Правда, первое, что бросается в глаза при чтении "Особняка",-- это как раз постоянство и неизменность образа. Главная фигура всей истории -- Флем Сноупс -- по-прежнему существует в навек застывшем виде: все то же мерное движение челюстей, жующих пустоту, та же крохотная полоска галстука, та же мертвенная апатия, то же отсутствие видимых усилий для достижения успеха. Дабы подчеркнуть внутреннюю пустоту героя, чуждость его любой человеческой эмоции, писатель и перед лицом собственной смерти оставляет Флема равнодушным: на него наведено дуло пистолета, а он "как-то неподвижно и даже безучастно следил, как грязные, дрожащие, худые руки Минка... подымают курок".

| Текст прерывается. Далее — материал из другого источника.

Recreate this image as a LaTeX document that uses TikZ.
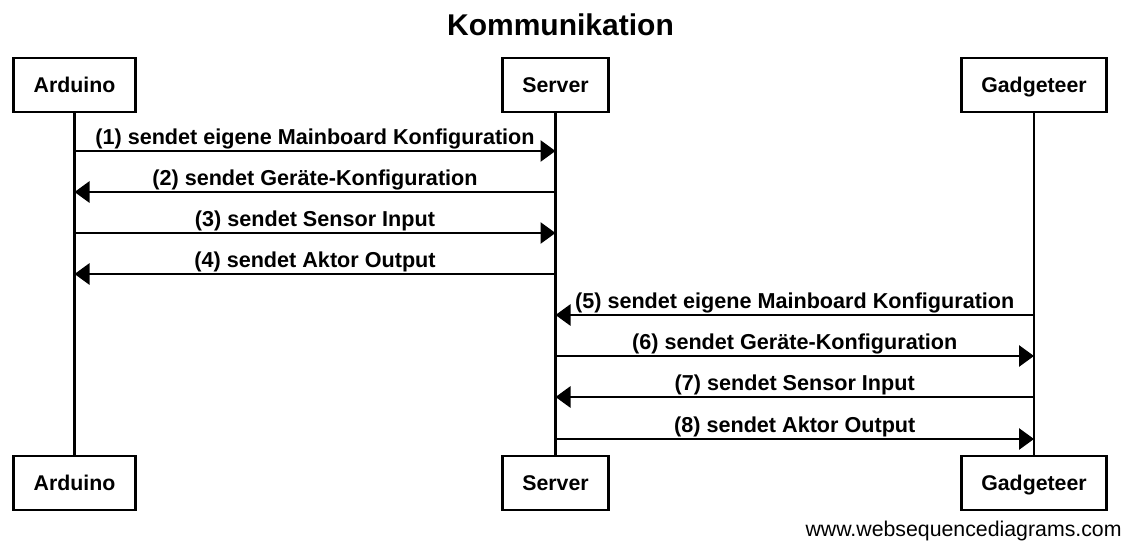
\documentclass[tikz,border=0pt]{standalone}
\usepackage{fontspec}
\setmainfont{Liberation Sans}
\usetikzlibrary{arrows.meta}

\begin{document}
\begin{tikzpicture}[x=1pt, y=-1pt, line width=2.8pt,
		actor/.style={draw, rectangle, minimum height=54pt, inner xsep=20pt, text height=15pt, text depth=0pt, font=\fontsize{21.3}{25}\selectfont\bfseries},
		msg/.style={midway, above, inner sep=1pt, font=\fontsize{21.6}{25}\selectfont\bfseries},
		>={Triangle[length=15pt, width=21pt]}]
				\useasboundingbox (0,0) rectangle (1133,543);
				\node[font=\fontsize{30}{36}\selectfont\bfseries, anchor=base] (T)at(560.5, 36) {Kommunikation};
				\node[actor] (A)at(74.5, 85) {Arduino};
				\node[actor] (S)at(555.5, 85) {Server};
				\node[actor] (G)at(1034, 85) {Gadgeteer};
				\node[actor] (AE)at(74.5, 483) {Arduino};
				\node[actor] (SE)at(555.5, 483) {Server};
				\node[actor] (GE)at(1034, 483) {Gadgeteer};
				\node[anchor=base east, inner sep=0pt, font=\fontsize{21.3}{25}\selectfont] (W)at(1123, 536) {www.websequencediagrams.com};
				\draw (A) -- (AE);
				\draw (S) -- (SE);
				\draw (G) -- (GE);
				\draw[->] (A |- 0,151) -- (S |- 0,151) node[msg] {(1) sendet eigene Mainboard Konfiguration};
				\draw[->] (S |- 0,192) -- (A |- 0,192) node[msg] {(2) sendet Geräte-Konfiguration};
				\draw[->] (A |- 0,233) -- (S |- 0,233) node[msg] {(3) sendet Sensor Input};
				\draw[->] (S |- 0,274) -- (A |- 0,274) node[msg] {(4) sendet Aktor Output};
				\draw[->] (G |- 0,315) -- (S |- 0,315) node[msg] {(5) sendet eigene Mainboard Konfiguration};
				\draw[->] (S |- 0,356) -- (G |- 0,356) node[msg] {(6) sendet Geräte-Konfiguration};
				\draw[->] (G |- 0,397) -- (S |- 0,397) node[msg] {(7) sendet Sensor Input};
				\draw[->] (S |- 0,439) -- (G |- 0,439) node[msg] {(8) sendet Aktor Output};
			\end{tikzpicture}
\end{document}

Конечно, такой финал носит несколько условный характер, и, отлично понимая это, писатель взамен убитому Флему высылает на сцену новых Сноупсов -- тех, с которыми мы бегло познакомились во второй части трилогии. Впрочем, нам и не надо знать их индивидуальных качеств, да и вообще они лишены их; важно только то, что "они были похожи на волков, которые пришли взглянуть на капкан, где погиб волк покрупнее, волк-вожак, волк-главарь... волк-хозяин". Таким вполне явным и очевидным способом подчеркивается, что не во Флеме, не в одной лишь, сколь бы зловещей она ни была, фигуре корень зла: физическая оболочка может быть разрушена, но сила, в нее помещенная, оживает в других лицах, как бы сама себя регенерируя.

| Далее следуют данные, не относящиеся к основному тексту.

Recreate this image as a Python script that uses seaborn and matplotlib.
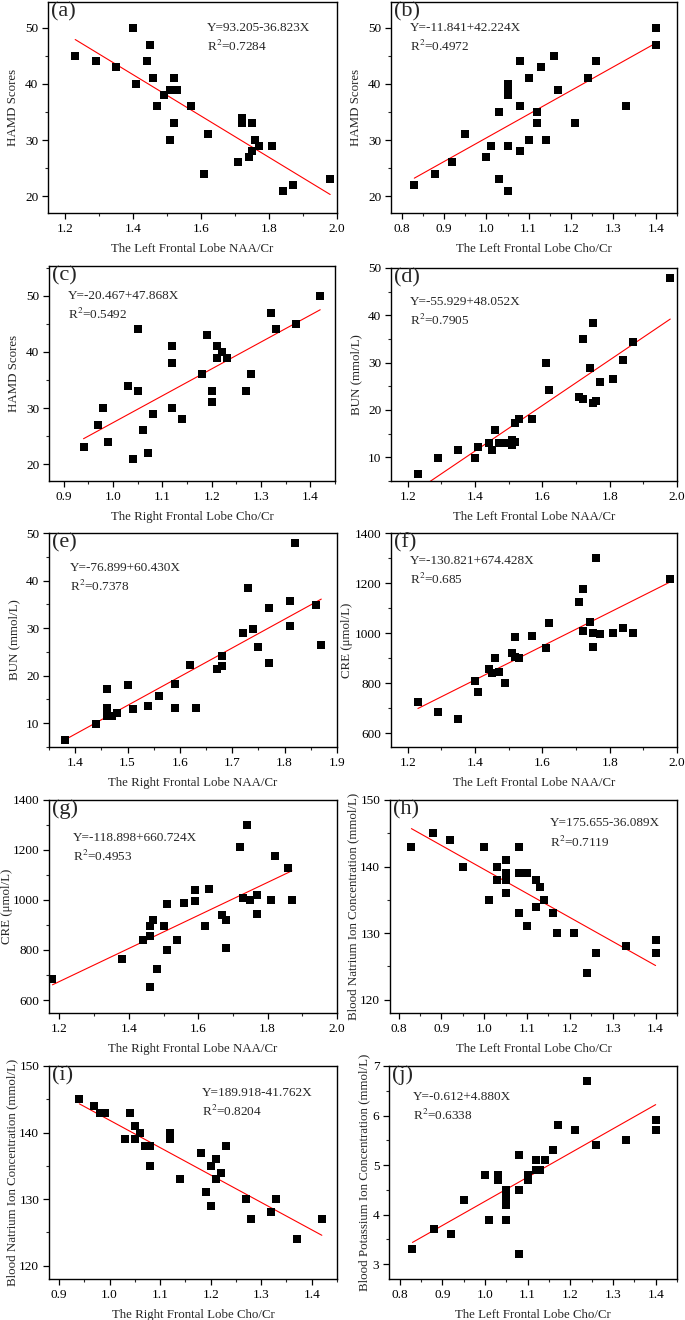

Было бы совершенной натяжкой сказать, что художнику теперь вполне раскрылось социальное существо этой силы; но безусловно то, что он с окончательностью осознал ее опасную стойкость, вездесущность. Этот вывод и приводит как раз к известным сдвигам в художественном видении автора.
В "Деревушке", где о Флеме было сказано все, и ни в "Городе", ни в "Особняке" добавить уже ничего не удалось, неподвижности была противопоставлена неподвижность. Этот способ борьбы оказался недейственным, и теперь застывшей громаде -- Флему -- писатель пытается противопоставить активные, движущиеся, многообразные силы: лишь движение, не однократное, но постоянное действие имеет шансы на успех в противоборстве с монолитом смерти.

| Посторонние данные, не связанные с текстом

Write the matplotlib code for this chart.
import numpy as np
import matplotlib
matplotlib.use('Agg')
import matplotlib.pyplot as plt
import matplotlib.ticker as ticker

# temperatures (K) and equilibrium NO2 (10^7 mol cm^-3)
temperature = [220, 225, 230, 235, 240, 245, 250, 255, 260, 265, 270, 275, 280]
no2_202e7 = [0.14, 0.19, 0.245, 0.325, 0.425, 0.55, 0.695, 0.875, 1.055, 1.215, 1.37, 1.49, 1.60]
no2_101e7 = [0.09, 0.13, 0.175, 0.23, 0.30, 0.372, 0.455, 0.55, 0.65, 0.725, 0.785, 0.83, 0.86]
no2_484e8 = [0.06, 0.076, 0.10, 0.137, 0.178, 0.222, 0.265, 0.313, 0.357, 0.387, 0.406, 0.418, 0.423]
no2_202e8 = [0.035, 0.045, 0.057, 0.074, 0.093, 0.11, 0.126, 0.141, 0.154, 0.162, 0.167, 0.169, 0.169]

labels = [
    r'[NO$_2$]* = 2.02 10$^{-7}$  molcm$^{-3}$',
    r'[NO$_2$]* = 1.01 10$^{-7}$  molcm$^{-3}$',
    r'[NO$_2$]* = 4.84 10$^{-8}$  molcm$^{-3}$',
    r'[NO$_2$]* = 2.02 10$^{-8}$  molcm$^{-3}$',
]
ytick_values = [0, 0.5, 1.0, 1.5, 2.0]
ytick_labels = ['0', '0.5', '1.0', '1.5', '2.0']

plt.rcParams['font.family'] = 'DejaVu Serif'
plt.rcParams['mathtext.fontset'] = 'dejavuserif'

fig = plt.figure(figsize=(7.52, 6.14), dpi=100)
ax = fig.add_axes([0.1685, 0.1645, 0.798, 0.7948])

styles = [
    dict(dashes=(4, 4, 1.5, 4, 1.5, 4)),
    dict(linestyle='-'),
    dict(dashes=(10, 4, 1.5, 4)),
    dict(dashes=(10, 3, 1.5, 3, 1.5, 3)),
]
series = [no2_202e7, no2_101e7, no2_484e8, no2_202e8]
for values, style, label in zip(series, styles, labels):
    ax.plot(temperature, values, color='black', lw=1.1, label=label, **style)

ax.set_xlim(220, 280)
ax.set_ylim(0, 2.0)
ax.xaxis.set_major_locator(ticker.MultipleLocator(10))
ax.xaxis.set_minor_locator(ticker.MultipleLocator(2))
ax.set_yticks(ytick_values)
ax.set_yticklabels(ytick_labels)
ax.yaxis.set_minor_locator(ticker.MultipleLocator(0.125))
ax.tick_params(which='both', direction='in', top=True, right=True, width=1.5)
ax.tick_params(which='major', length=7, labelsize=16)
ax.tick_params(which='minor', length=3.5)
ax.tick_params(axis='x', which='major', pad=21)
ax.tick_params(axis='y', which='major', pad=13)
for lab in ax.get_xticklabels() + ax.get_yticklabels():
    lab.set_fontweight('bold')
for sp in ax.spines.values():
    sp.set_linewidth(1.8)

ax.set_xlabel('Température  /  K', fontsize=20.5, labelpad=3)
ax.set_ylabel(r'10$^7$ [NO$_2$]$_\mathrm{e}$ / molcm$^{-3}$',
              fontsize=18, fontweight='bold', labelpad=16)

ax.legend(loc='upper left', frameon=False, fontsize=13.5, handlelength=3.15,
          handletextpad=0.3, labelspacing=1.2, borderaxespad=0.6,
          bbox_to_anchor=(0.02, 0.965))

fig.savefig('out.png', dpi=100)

Первым покидает привычное состояние Минк Сноупс. Некоторая безличность, характерная для героя "Деревушки", в заключительной части трилогии уходит, тут Минк с самого же начала возникает как живой человек, движимый живым, вполне оправданным -- и социально, и психологически -чувством. Эта двойная обусловленность характера -- самое интересное в нем.
Совершенно очевидно, что теперь этот персонаж выступает как определенный жизненный тип, обнаруживающий, если брать близкие литературные параллели, черты сходства, скажем, с фермерской семьей Джоудов из знаменитой эпопеи Стейнбека. Не случайно тут Фолкнер переписывает, наполняя его новым содержанием, один из сюжетов "Деревушки" -- убийство Хьюстона. Оно теперь ясно, недвусмысленно толкуется как разрядка извечного антагонизма бедности и богатства. Минк и Хьюстон сразу разводятся на разные полюса. Последний принадлежит к клану имущих, Минк же осознает себя человеком, которого "всю жизнь... так мотало и мытарило, что волей-неволей приходилось неотступно и упорно защищать самые насущные свои права". Именно осознает, как о том в первую очередь сигнализирует стилевой строй повествования. Сценическая роль этого персонажа -- тот же, по существу, внутренний монолог, что вели герои прежних лет -- Квентин Компсон, Джо Кристмас, Генри Уилберн. Но характер его заметно изменился. Теперь разворачивается трудный и неуклонный ход мысли. Понятно, при этом уходят во многом метафорическая яркость, буйство красок, рваный и страстный ритм прозы, приличные спутанным, больным ощущениям героев "Шума и ярости", "Диких пальм". Опять нам трудно расставаться с этой великолепной стихией, но опять мы признаем эстетическую необходимость точной, выверенной, легко уловимой фразы "Особняка": она адекватно передает движение героя к ясности, к восстановлению картины жизни и своего в ней места.
Ясность эта, разумеется, относительна, да большего от Минка, человека совершенно темного, задавленного бытом, и ждать нельзя (уместно тут повторить, что ведь и сам всесильный автор не знает механизмов буржуазных связей, опутывающих людей, толкающих их к прозябанию).
Все беды, обрушившиеся в этой жизни на Минка, объединяются для него в понятии -- Они. Это Они позволяют "вечно мотать и мытарить" человека, Они равнодушно "сидят и смотрят, как все складывается против него, как удары сыплются ему на голову без передышки". Именно агентами Их представляется герою Джек Хьюстон; недаром смутный призрак этого грозного в своей нерасчлененности символа мелькает в воображении Минка, когда он уже положил палец на курок ружья, наведенного на противника. Убийство, совершенное Минком,-- это, в своем роде, коллективный акт социальной мести; кажется, собралась невидимая, безликая, огромная толпа нищих и обездоленных, чтобы в этот момент единственным доступным им способом поднять бунт против сил, увлекающих их на дно жизни, заявить таким образом о своем существовании.